What you may not have known is that Aaron Perlut, the Institute's Executive Director, is a Northern Virginian from Fairfax County and thus a well-groomed D.C. area sports fan. I wished to come up with a list of the Best Sports Mustaches in D.C. History, but as a non-native I felt unprepared for the task. So I asked Aaron for help, and thus, we present perhaps the coolest Top 10 list in Bog history. If Aaron has missed any classic D.C. Sports Mustaches, please indicate as much in the comments. And go vote in his contest.


Also, one more note: this Portuguese soccer coach's mustache makes me so, so, so happy. I'd like to petition him for a spot in the Sports Mustache Hall of Scruff.

Aaron's words:

1. Rod Langway, Capitals: Thick, meaty, rich and delicious. Did Rod even have lips? We are still not certain.

2. Art Monk, Redskins: The most under-appreciated WR in football history had a mustache that was dense enough to store a 10 lb. weight inside.

3. John Lowenstein, Orioles: While his hair faded into shades of grey, the 'stache remained black as night. Real or not - who cares? It's a solid look.




4. Al Bumbry, Orioles: Extended beyond the rim of the lip down ¼ inch below. Not the full "hoseshoe," but solid enough. A nice touch in adding extra flavor-saving capacity.

5. Joe Jacoby / Russ Grimm, Redskins: They must be listed together. As the two most pivotal Hogs, their mustaches - known as "the sherrif" style - worked together to intimidate defensive linemen, making up for their lack of foot speed.

6. Mike Flanagan, Orioles: A nice, bushy, no-frills 'stache capable of storing nuts and berries for the Winter hibernation period while intimidating hitters.

7. Dennis Martinez, Orioles: Two words: El Presidente'!

8. Ernie Grunfeld, Bullets: While the American Mustache Institute recognizes the greatness of Ernie's soup strainer, we will never recognize the sham that was the changing of the NBA Bullets' name. No fan in their right mind ever, ever recommended the "Wizards" or "Sea Dogs" as a name, so we definitely know that "The Wizards" was dreamed up by an unimaginative Bullets executive. Bullets forever!


9. Rick Dempsey, Orioles: Like his battery mate Flanagan, it had a nice, delicate bush to it.
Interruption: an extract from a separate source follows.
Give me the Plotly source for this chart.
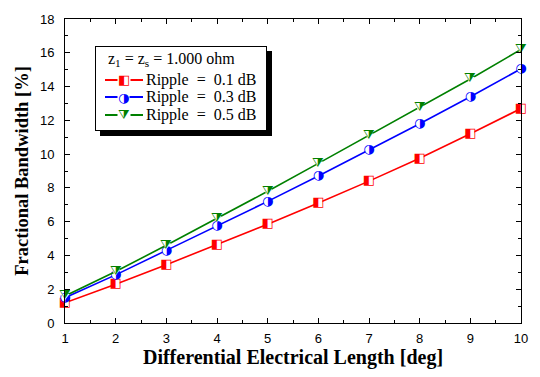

10. Allen Benson, Washington Senators: While the AMI normally does not recognize a mustache if it is accompanied by any chin coverage, in this historic milestone, we make an exception. From just after 1910 through the start of the 1970s, only one player was documented to have worn facial hair during a game, and none were documented to have worn a mustache. Five-o-clock shadow, yes, but not the full nelson. Only two players dared to step into a dugout during the regular season with a full-grown mustache or beard during that span of time. One of those players was Senators pitcher Allen Benson, who wore a beard and mustache for two games in 1934.

[Final note: I just ran this list past WaPo columnist and always-sports-editor George Solomon, who knows a thing or two about D.C. sports. He was concerned about the omission of Diron Talbert. Never heard of him, but like I said, I'm not from here.]